AIM OF THE EXERCISE:
From the records below, please print only the lines from the one containing "Write a Python" through the one containing "fig.savefig('out.png', dpi=100)", both included. Skip the pictures.

Items from a dataset:

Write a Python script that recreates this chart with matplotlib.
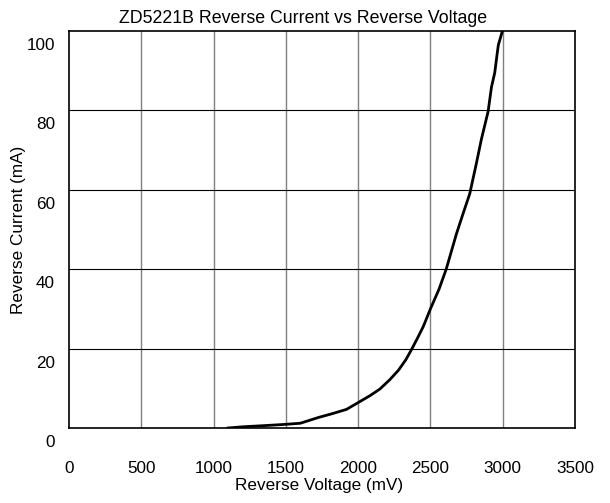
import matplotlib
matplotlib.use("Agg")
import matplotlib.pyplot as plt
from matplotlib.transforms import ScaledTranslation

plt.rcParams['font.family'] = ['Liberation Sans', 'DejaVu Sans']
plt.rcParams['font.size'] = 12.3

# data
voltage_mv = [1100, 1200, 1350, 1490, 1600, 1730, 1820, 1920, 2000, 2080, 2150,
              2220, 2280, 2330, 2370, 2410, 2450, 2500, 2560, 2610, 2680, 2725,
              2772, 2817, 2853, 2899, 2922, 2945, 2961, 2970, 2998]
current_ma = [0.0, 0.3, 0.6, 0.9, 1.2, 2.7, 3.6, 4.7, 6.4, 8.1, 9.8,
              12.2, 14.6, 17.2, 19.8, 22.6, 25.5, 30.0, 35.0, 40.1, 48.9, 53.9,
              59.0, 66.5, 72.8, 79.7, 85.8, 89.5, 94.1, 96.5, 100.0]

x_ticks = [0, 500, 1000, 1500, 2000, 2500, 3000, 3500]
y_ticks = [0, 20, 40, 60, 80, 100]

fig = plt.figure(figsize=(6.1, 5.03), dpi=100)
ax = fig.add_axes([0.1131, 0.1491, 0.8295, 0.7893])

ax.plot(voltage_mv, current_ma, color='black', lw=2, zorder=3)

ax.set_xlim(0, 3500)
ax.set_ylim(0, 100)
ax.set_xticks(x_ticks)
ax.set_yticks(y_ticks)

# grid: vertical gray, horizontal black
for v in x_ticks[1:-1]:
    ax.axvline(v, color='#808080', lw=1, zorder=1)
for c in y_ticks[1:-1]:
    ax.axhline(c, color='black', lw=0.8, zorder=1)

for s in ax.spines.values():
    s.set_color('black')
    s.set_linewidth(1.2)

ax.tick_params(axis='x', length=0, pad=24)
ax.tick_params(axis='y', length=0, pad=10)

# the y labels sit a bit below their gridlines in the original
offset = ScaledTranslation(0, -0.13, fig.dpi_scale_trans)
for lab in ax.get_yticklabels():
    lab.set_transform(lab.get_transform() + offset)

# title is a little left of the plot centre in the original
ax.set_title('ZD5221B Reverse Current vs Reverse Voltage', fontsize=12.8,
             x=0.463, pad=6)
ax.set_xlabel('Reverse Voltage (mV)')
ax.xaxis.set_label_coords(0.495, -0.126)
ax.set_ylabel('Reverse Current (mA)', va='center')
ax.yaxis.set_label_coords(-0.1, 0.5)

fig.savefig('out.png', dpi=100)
==
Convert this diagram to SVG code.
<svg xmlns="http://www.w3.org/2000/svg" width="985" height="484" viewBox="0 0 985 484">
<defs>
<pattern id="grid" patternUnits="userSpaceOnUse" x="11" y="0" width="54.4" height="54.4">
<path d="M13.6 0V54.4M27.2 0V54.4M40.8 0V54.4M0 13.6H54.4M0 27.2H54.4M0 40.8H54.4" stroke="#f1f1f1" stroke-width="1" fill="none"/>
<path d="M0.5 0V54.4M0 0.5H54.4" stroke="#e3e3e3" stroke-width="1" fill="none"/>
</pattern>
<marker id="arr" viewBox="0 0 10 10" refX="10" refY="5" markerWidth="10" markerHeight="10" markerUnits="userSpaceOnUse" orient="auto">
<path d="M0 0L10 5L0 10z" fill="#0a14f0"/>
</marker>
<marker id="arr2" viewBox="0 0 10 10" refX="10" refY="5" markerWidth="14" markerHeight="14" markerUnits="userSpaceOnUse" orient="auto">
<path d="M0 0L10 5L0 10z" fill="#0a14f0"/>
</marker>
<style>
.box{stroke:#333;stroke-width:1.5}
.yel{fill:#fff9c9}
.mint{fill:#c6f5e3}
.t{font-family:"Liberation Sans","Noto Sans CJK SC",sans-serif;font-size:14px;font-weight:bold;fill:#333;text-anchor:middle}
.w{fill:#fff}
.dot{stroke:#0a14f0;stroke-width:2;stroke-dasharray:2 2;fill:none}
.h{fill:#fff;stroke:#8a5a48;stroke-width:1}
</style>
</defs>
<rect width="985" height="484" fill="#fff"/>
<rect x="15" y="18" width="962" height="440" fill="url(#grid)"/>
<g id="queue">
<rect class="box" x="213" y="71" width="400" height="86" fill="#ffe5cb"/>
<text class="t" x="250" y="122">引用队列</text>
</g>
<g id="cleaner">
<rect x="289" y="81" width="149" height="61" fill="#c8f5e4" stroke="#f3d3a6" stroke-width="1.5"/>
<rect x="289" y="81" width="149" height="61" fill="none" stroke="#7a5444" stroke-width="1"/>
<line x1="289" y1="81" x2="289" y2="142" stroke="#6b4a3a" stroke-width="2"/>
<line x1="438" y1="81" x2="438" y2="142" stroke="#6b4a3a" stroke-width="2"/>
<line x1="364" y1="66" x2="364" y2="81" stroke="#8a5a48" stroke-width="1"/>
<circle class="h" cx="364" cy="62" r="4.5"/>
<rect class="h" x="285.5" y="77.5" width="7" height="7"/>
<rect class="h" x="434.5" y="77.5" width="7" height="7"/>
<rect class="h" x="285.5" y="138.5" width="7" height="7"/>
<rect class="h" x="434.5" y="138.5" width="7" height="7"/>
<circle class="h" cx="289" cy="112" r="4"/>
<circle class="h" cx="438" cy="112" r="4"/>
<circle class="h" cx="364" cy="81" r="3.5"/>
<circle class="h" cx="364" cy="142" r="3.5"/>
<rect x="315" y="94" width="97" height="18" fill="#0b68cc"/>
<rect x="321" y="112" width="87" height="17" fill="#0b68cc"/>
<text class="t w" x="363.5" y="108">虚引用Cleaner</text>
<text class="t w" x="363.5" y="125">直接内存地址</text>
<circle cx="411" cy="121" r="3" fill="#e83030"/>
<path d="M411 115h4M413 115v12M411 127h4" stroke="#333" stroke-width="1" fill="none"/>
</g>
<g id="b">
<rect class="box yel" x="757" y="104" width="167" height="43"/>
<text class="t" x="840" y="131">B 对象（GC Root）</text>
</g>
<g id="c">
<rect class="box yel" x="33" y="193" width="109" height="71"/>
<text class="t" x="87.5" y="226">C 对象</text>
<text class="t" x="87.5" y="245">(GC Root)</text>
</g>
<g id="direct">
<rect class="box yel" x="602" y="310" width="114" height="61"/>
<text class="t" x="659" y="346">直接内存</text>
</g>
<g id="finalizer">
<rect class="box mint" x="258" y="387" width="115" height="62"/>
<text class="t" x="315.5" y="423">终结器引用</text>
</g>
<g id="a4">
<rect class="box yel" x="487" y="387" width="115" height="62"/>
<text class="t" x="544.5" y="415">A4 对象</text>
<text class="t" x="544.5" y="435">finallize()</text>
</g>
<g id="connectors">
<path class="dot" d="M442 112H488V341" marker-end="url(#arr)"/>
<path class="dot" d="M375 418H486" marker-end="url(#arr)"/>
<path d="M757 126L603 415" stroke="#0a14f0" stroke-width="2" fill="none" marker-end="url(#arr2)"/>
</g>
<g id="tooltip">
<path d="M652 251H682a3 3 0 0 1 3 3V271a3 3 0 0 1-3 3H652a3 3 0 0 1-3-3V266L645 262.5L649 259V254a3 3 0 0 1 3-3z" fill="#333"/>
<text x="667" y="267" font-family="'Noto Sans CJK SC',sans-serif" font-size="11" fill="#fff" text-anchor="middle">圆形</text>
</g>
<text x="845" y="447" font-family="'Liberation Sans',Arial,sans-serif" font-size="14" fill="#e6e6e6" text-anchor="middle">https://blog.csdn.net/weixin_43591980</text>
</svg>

RESPONSE TO THE EXERCISE:
Write a Python script that recreates this chart with matplotlib.
import matplotlib
matplotlib.use("Agg")
import matplotlib.pyplot as plt
from matplotlib.transforms import ScaledTranslation

plt.rcParams['font.family'] = ['Liberation Sans', 'DejaVu Sans']
plt.rcParams['font.size'] = 12.3

# data
voltage_mv = [1100, 1200, 1350, 1490, 1600, 1730, 1820, 1920, 2000, 2080, 2150,
              2220, 2280, 2330, 2370, 2410, 2450, 2500, 2560, 2610, 2680, 2725,
              2772, 2817, 2853, 2899, 2922, 2945, 2961, 2970, 2998]
current_ma = [0.0, 0.3, 0.6, 0.9, 1.2, 2.7, 3.6, 4.7, 6.4, 8.1, 9.8,
              12.2, 14.6, 17.2, 19.8, 22.6, 25.5, 30.0, 35.0, 40.1, 48.9, 53.9,
              59.0, 66.5, 72.8, 79.7, 85.8, 89.5, 94.1, 96.5, 100.0]

x_ticks = [0, 500, 1000, 1500, 2000, 2500, 3000, 3500]
y_ticks = [0, 20, 40, 60, 80, 100]

fig = plt.figure(figsize=(6.1, 5.03), dpi=100)
ax = fig.add_axes([0.1131, 0.1491, 0.8295, 0.7893])

ax.plot(voltage_mv, current_ma, color='black', lw=2, zorder=3)

ax.set_xlim(0, 3500)
ax.set_ylim(0, 100)
ax.set_xticks(x_ticks)
ax.set_yticks(y_ticks)

# grid: vertical gray, horizontal black
for v in x_ticks[1:-1]:
    ax.axvline(v, color='#808080', lw=1, zorder=1)
for c in y_ticks[1:-1]:
    ax.axhline(c, color='black', lw=0.8, zorder=1)

for s in ax.spines.values():
    s.set_color('black')
    s.set_linewidth(1.2)

ax.tick_params(axis='x', length=0, pad=24)
ax.tick_params(axis='y', length=0, pad=10)

# the y labels sit a bit below their gridlines in the original
offset = ScaledTranslation(0, -0.13, fig.dpi_scale_trans)
for lab in ax.get_yticklabels():
    lab.set_transform(lab.get_transform() + offset)

# title is a little left of the plot centre in the original
ax.set_title('ZD5221B Reverse Current vs Reverse Voltage', fontsize=12.8,
             x=0.463, pad=6)
ax.set_xlabel('Reverse Voltage (mV)')
ax.xaxis.set_label_coords(0.495, -0.126)
ax.set_ylabel('Reverse Current (mA)', va='center')
ax.yaxis.set_label_coords(-0.1, 0.5)

fig.savefig('out.png', dpi=100)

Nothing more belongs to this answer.